- _TASK OBJECTIVE_:
Retype the lines beneath this one, from the first through the line containing "25.7, 27.7, 30]". Pictures are left out.

- _SOURCE DATA_:
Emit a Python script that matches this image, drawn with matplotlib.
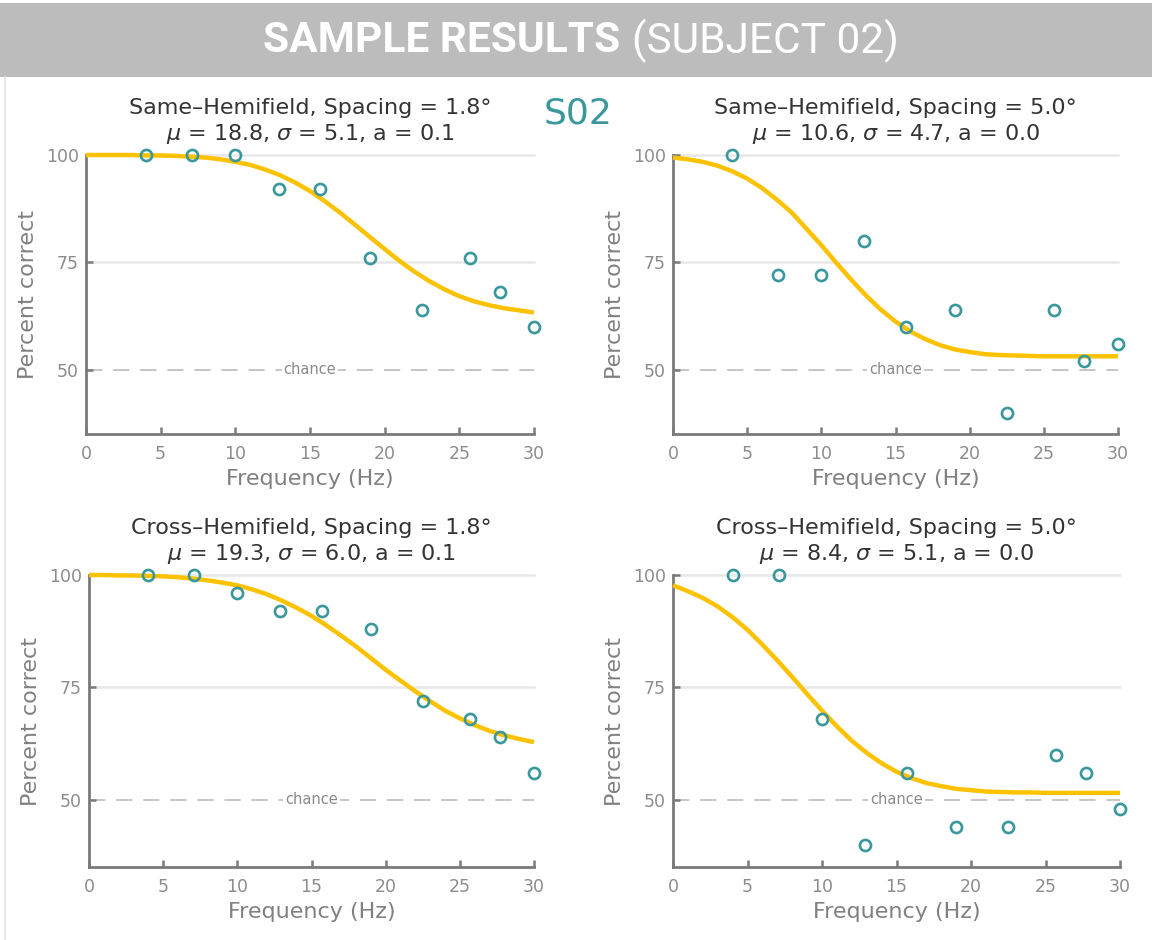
import matplotlib
matplotlib.use('Agg')
import matplotlib.pyplot as plt
from matplotlib.patches import Rectangle
from matplotlib.lines import Line2D

W, H = 1155, 940

# stimulus frequencies (Hz)
freq = [4, 7.1, 10, 12.9, 15.7, 19, 22.5, 25.7, 27.7, 30]

# percent correct per condition
same_18 = [100, 100, 100, 92, 92, 76, 64, 76, 68, 60]
same_50 = [100, 72, 72, 80, 60, 64, 40, 64, 52, 56]
cross_18 = [100, 100, 96, 92, 92, 88, 72, 68, 64, 56]
cross_50 = [100, 100, 68, 40, 56, 44, 44, 60, 56, 48]

# fitted curves, every 1 Hz
fit_freq = list(range(31))
fit_same_18 = [100, 100, 100, 100, 99.9, 99.9, 99.8, 99.6, 99.4, 99.0,
               98.4, 97.7, 96.6, 95.3, 93.6, 91.6, 89.2, 86.6, 83.8, 80.9,
               78.1, 75.3, 72.8, 70.6, 68.7, 67.1, 65.9, 65.0, 64.3, 63.8, 63.3]
fit_same_50 = [99.4, 99.0, 98.4, 97.5, 96.2, 94.5, 92.3, 89.6, 86.6, 82.8,
               79.0, 74.9, 71.0, 67.3, 64.0, 61.2, 58.9, 57.1, 55.7, 54.7,
               54.1, 53.6, 53.4, 53.3, 53.2, 53.1, 53.1, 53.1, 53.1, 53.1, 53.1]
fit_cross_18 = [100, 100, 99.9, 99.9, 99.8, 99.7, 99.5, 99.2, 98.8, 98.3,
                97.7, 96.8, 95.7, 94.3, 92.7, 90.9, 88.8, 86.5, 84.1, 81.5,
                78.9, 76.5, 74.1, 71.9, 69.8, 68.1, 66.6, 65.3, 64.3, 63.5, 62.8]
fit_cross_50 = [97.7, 96.4, 94.9, 93.0, 90.6, 87.8, 84.5, 81.0, 77.3, 73.5,
                69.8, 66.3, 63.1, 60.4, 58.1, 56.2, 54.8, 53.7, 53.0, 52.4,
                52.1, 51.8, 51.7, 51.6, 51.6, 51.5, 51.5, 51.5, 51.5, 51.5, 51.5]

titles = ['Same\u2013Hemifield, Spacing = 1.8\u00b0',
          'Same\u2013Hemifield, Spacing = 5.0\u00b0',
          'Cross\u2013Hemifield, Spacing = 1.8\u00b0',
          'Cross\u2013Hemifield, Spacing = 5.0\u00b0']
mus = [18.8, 10.6, 19.3, 8.4]
sigmas = [5.1, 4.7, 6.0, 5.1]
lapses = [0.1, 0.0, 0.1, 0.0]

yticks = [50, 75, 100]
xticks = [0, 5, 10, 15, 20, 25, 30]

TEAL = '#3a979c'
GOLD = '#fcc200'
GRAY = '#7a7a7a'

fig = plt.figure(figsize=(W / 100, H / 100), dpi=100)
fig.patch.set_facecolor('white')

# header banner
fig.patches.append(Rectangle((0, 1 - 77 / H), 1152 / W, 74 / H, transform=fig.transFigure,
                             facecolor='#bcbcbc', edgecolor='none'))
fig.lines.append(Line2D([5 / W, 5 / W], [0, 1 - 77 / H], transform=fig.transFigure,
                        color='#e2e2e2', lw=1.2))

r = fig.canvas.get_renderer()
yb = 1 - 41 / H
t1 = fig.text(0, yb, 'SAMPLE RESULTS', family='Roboto', weight='bold', fontsize=30.5,
              color='white', va='center')
t2 = fig.text(0, yb, '(SUBJECT 02)', family='Roboto', weight='normal', fontsize=30.5,
              color='white', va='center')
w1 = t1.get_window_extent(r).width
w2 = t2.get_window_extent(r).width
gap = 12
x0 = 581 - (w1 + gap + w2) / 2
t1.set_x(x0 / W)
t2.set_x((x0 + w1 + gap) / W)

fig.text(578 / W, 1 - 113 / H, 'S02', fontsize=26, color=TEAL, ha='center', va='center')

# axes boxes in pixels: left, top, right, bottom
boxes = [(86, 155, 534, 434), (673, 155, 1118, 434),
         (89, 575, 534, 867), (673, 575, 1120, 867)]
data = [same_18, same_50, cross_18, cross_50]
fits = [fit_same_18, fit_same_50, fit_cross_18, fit_cross_50]

for i in range(4):
    l, t, rr, b = boxes[i]
    ax = fig.add_axes([l / W, 1 - b / H, (rr - l) / W, (b - t) / H])
    ax.set_xlim(0, 30)
    ax.set_ylim(35, 100)

    for yv in [75, 100]:
        ax.plot([0, 30], [yv, yv], color='#e8e8e8', lw=1.8, zorder=1, clip_on=False)
    ax.plot([0, 30], [50, 50], color='#c2c2c2', lw=1.3, dashes=(9, 6), zorder=1)
    ax.text(15, 50, 'chance', fontsize=10.5, color='#8a8a8a', ha='center', va='center',
            zorder=2, bbox=dict(facecolor='white', edgecolor='none', pad=1.5))

    ax.plot(fit_freq, fits[i], color=GOLD, lw=3.2, zorder=3, clip_on=False,
            solid_joinstyle='round', solid_capstyle='butt')
    ax.plot(freq, data[i], linestyle='none', marker='o', ms=8, mfc='none',
            mec=TEAL, mew=1.9, zorder=4, clip_on=False)

    for s in ['top', 'right']:
        ax.spines[s].set_visible(False)
    for s in ['left', 'bottom']:
        ax.spines[s].set_color(GRAY)
        ax.spines[s].set_linewidth(2)
    ax.set_xticks(xticks)
    ax.set_yticks(yticks)
    ax.tick_params(direction='in', length=5, width=1.8, color=GRAY,
                   labelcolor='#8c8c8c', labelsize=12.5)
    ax.tick_params(axis='x', pad=8)
    ax.tick_params(axis='y', pad=5)
    ax.set_xlabel('Frequency (Hz)', fontsize=16, color='#808080', labelpad=4)
    ax.set_ylabel('Percent correct', fontsize=16, color='#808080', labelpad=6)
    ax.set_facecolor('none')

    ax.set_title(titles[i] + '\n' +
                 r'$\mu$ = %.1f, $\sigma$ = %.1f, a = %.1f' % (mus[i], sigmas[i], lapses[i]),
                 fontsize=16, color='#333333', pad=11, linespacing=1.2)

fig.savefig('out.png', dpi=100)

- _THE COMPLETED TASK_:
Emit a Python script that matches this image, drawn with matplotlib.
import matplotlib
matplotlib.use('Agg')
import matplotlib.pyplot as plt
from matplotlib.patches import Rectangle
from matplotlib.lines import Line2D

W, H = 1155, 940

# stimulus frequencies (Hz)
freq = [4, 7.1, 10, 12.9, 15.7, 19, 22.5, 25.7, 27.7, 30]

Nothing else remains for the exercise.